Cytokine profile tied to treatment response in eczematous dermatitis
The baseline skin cytokine profile of patients with eczematous dermatitis, as determined by RNA in situ hybridization, can help predict response to dupilumab therapy, results of a study have shown.
A team of investigators conducted this study to determine whether cytokine staining or histologic features were associated with clinical response to dupilumab. They retrospectively analysed biopsies from 61 patients with eczematous dermatitis treated with dupilumab (90.2 percent met the Hanifin-Rajka criteria for atopic dermatitis).
The investigators used RNA in situ hybridization to measure markers of type 2 (interleukin [IL]4, IL13), type 1 (interferon gamma), and type 3 (IL17A, IL17F, IL22) inflammation. They also assessed histologic features and compared patterns among complete responders (n=16), partial responders (n=37), and nonresponders (n=8) to dupilumab.
Patients with IL13 expression were more likely to achieve optimal response to dupilumab, while those with less IL13 expression and relatively higher levels of type 1 and type 3 cytokines tended to have poor response to treatment. Moreover, some histologic features were associated with improved response to dupilumab.
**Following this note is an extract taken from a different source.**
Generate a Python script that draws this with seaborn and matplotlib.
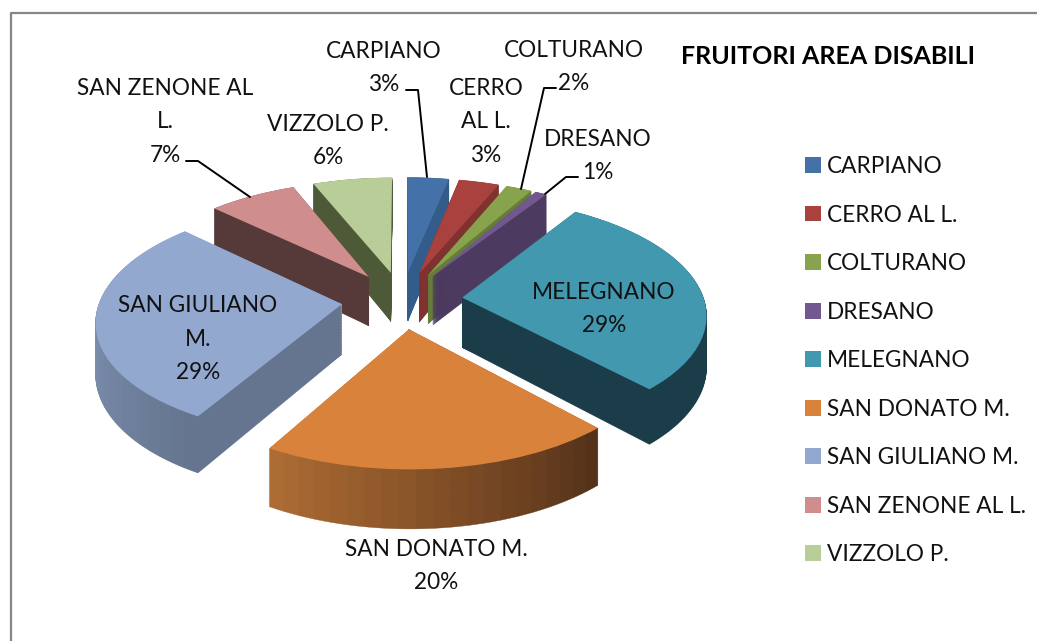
import numpy as np
import matplotlib
matplotlib.use("Agg")
import matplotlib.pyplot as plt
from matplotlib.transforms import Transform
import seaborn as sns

towns = ["CARPIANO", "CERRO AL L.", "COLTURANO", "DRESANO", "MELEGNANO",
         "SAN DONATO M.", "SAN GIULIANO M.", "SAN ZENONE AL L.", "VIZZOLO P."]
values = [3.2, 3.1, 2.0, 0.9, 28.9, 20.2, 28.8, 6.8, 6.1]
label_names = ["CARPIANO", "CERRO\nAL L.", "COLTURANO", "DRESANO", "MELEGNANO",
               "SAN DONATO M.", "SAN GIULIANO\nM.", "SAN ZENONE AL\nL.", "VIZZOLO P."]
top_colors = ["#4472A8", "#A9423F", "#87A34C", "#71588F", "#4198AF",
              "#D9823B", "#92A8CF", "#CF8E8D", "#B8CD97"]
wall_start = ["#335C8A", "#7F3230", "#667C39", "#4C3A60", "#1B3D4A",
              "#55321A", "#65758F", "#553A39", "#4E5A37"]
wall_end = ["#335C8A", "#7F3230", "#667C39", "#4C3A60", "#1B3D4A",
            "#AD6C33", "#93ABD0", "#553A39", "#4E5A37"]

# where the labels and leader lines sit, in picture pixels
label_xy = [(384, 68), (486, 122), (574, 67), (598, 156), (604, 309),
            (436, 566), (198, 339), (165, 122), (328, 141)]
leaders = [([406, 418, 427], [90, 90, 177]),
           ([556, 544, 521], [88, 88, 189]),
           ([578, 566, 545], [177, 177, 194]),
           ([186, 198, 250], [161, 161, 197])]

# perspective of the tilted pie
CX, CY = 402, 300
RX, RY = 242, 114
TILT = 0.128
DEPTH = 50
EXPLODE = 0.25


class PiePerspective(Transform):
    input_dims = 2
    output_dims = 2

    def __init__(self, drop=0):
        super().__init__()
        self.drop = drop

    def transform_non_affine(self, xy):
        xy = np.asarray(xy, dtype=float)
        s = 1 / (1 + TILT * xy[:, 1])
        return np.column_stack([CX + RX * xy[:, 0] * s,
                                CY - RY * xy[:, 1] * s + self.drop * s])


sns.set_theme(style="white", font="Lato")
plt.rcParams["text.color"] = "#111111"

fig = plt.figure(figsize=(10.37, 6.41), dpi=100)
ax = fig.add_axes([0, 0, 1, 1])

edges = np.cumsum([0] + values) / 100 * 360

# side walls, far slices first, stacked up from the bottom of the pie
for i in [0, 1, 2, 3, 8, 7, 6, 4, 5]:
    mid = np.radians((edges[i] + edges[i + 1]) / 2)
    centre = (EXPLODE * np.sin(mid), EXPLODE * np.cos(mid))
    n = int(values[i]) + 1
    shades = sns.blend_palette([wall_start[i], wall_end[i]], n)
    for drop in np.arange(DEPTH, 0, -0.75):
        wedges, _ = ax.pie([values[i] / 100 / n] * n, normalize=False, colors=shades,
                           startangle=90 - edges[i], counterclock=False,
                           center=centre, labeldistance=None)
        for w in wedges:
            w.set_transform(PiePerspective(drop) + ax.transData)
            w.set_edgecolor(w.get_facecolor())
            w.set_linewidth(0.3)

# top faces
tops, _ = ax.pie(values, explode=[EXPLODE] * len(values), colors=sns.color_palette(top_colors),
                 startangle=90, counterclock=False, labeldistance=None,
                 wedgeprops={"linewidth": 0, "edgecolor": "none"})
for w in tops:
    w.set_transform(PiePerspective() + ax.transData)

ax.set_aspect("auto")
ax.set_xlim(0, 1037)
ax.set_ylim(641, 0)
ax.axis("off")

# chart frame, runs off the right and bottom of the picture
ax.plot([11, 11, 1037], [641, 13, 13], color="#868686", lw=1.6, clip_on=False)

for xs, ys in leaders:
    ax.plot(xs, ys, color="black", lw=1.4)

for name, val, (x, y) in zip(label_names, values, label_xy):
    ax.text(x, y, f"{name}\n{round(val)}%", ha="center", va="center",
            fontsize=16.3, linespacing=1.72)

ax.text(828, 56, "FRUITORI AREA DISABILI", ha="center", va="center",
        fontsize=18, fontweight="bold", color="black")

ax.legend(tops, towns, loc="upper left", bbox_to_anchor=(805 / 1037, 1 - 156 / 641),
          frameon=False, fontsize=16.3, borderpad=0, borderaxespad=0,
          handlelength=0.69, handleheight=0.69, handletextpad=0.27, labelspacing=1.216)

fig.savefig("out.png", dpi=100, facecolor="white")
“Cytokine RNA in situ hybridization may aid in treatment selection for eczematous disorders,” the investigators said. “Moreover, personalization of treatment selection for inflammatory skin diseases may be possible.”
The study was limited by its retrospective approach and small size of the nonresponder group.
“Dupilumab has revolutionized the treatment of atopic dermatitis,” the investigators said. “However, not all patients respond optimally, and this may relate to underlying molecular heterogeneity.”